Cloud, HA, Maintenance, Oracle, PaaS, patching, SOA, SOACS

When you’re using SOA Suite to run round the clock services you need to give a fair bit of thought to your deployment configuration so it becomes possible to perform rolling patches and other maintenance tasks not only to SOA itself but all the way down to the hardware – and at the low levels you have no control on the maintenance process. Although it is very easy to think that the moment you’re using PaaS that these problems are taken care for you, life isn’t as simple as that.

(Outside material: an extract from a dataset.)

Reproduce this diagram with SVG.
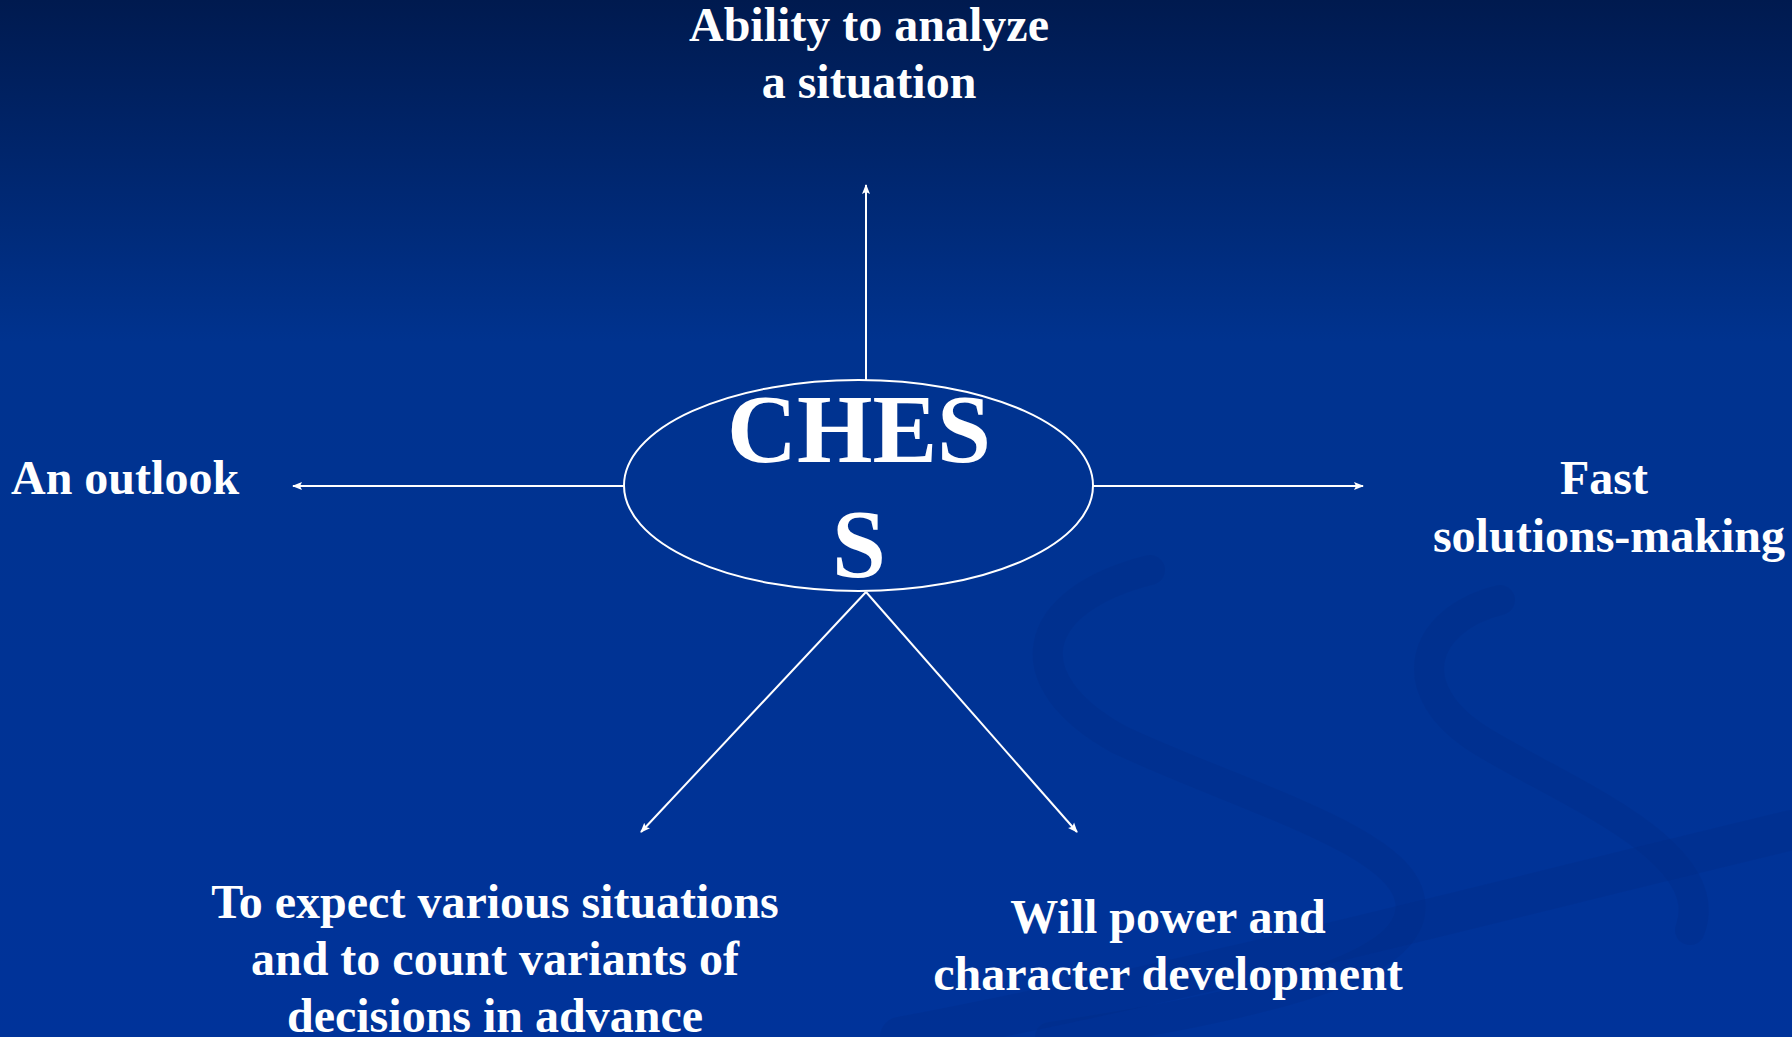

Oracle cloud services typically go through a patching process once a month and usually within a defined 8 hour period on a Friday night. During this period you may lose the use of your servers as the maintenance is performed within a particular availability zone. In an ideal world this would be a rolling process so you don’t lose everything at once. If the maintenance window is used to to deploy SOA Suite patches then although you will be told of the maintenance window you actually wont have an outage, but post the maintenance window your cloud dashboard will have the option to apply the patches at a time that best suits you. Not only that the patch application process is smart enough to apply it in a rolling manner as the Weblogic nodes in the cluster will have information on each other which the patch mechanism can utilise.

So where is the problem. It is very easy to forget that the PaaS platform is virtual, this means the virtualization platform being software will inevitably need patching whether that is for bug fixing, addressing security requirements or adding new capabilities. These kinds of changes today will trigger a service shutdown. Let’s be honest when trying to balance a rolling change and maximise PaaS client density is going to create a monumentally complex problem, so simplicity and and speed of roll-out suggests a small outage is easier. So how do I therefore assure I can maintain a quality of service if I accept this as a necessity?

Well the answer is pretty much the same as an on premise reference architecture. Have SOA with its supporting databases running in a second availability zone that will have a different patch time. This is going to push up the cost as you’ll need a database with Dataguard. Assuming an active-passive model across your centres, as you approach the maintenance window you’ll get your load balancer to route work load to the second location and let the existing workload run dry on the servers due to go through the maintenance process. Then after the maintenance window you’ll reverse the process.

The current gotchya with this is that you pay for SOA by the month so you in effect have to run two clusters, although hour and daily models are coming.With the hourly model you can have the second availability zone ready for use by keeping the DB alive there, but only startup the SOA instances on the hourly rate when you know the maintenance window is going to occur and it is clear there will be an infrastructure impact.

The other sticky point, is presently as the period allocated is upto eight hours, your second centre needs to be running in a timezone with atleast 8 hours difference (allowing time to fail back). This would mean if you are using the Amsterdam or Slough locations your second location is going to West coast US or Asia Pacific once live later this year or Japan. All of which will present serious issues regarding personal data.

I have been told that some signficiant customers have accepted the situation on the basis the downtime in reality isn’t frequent and correlates to low business periods. But I suspect competition and customer demand will force this to change.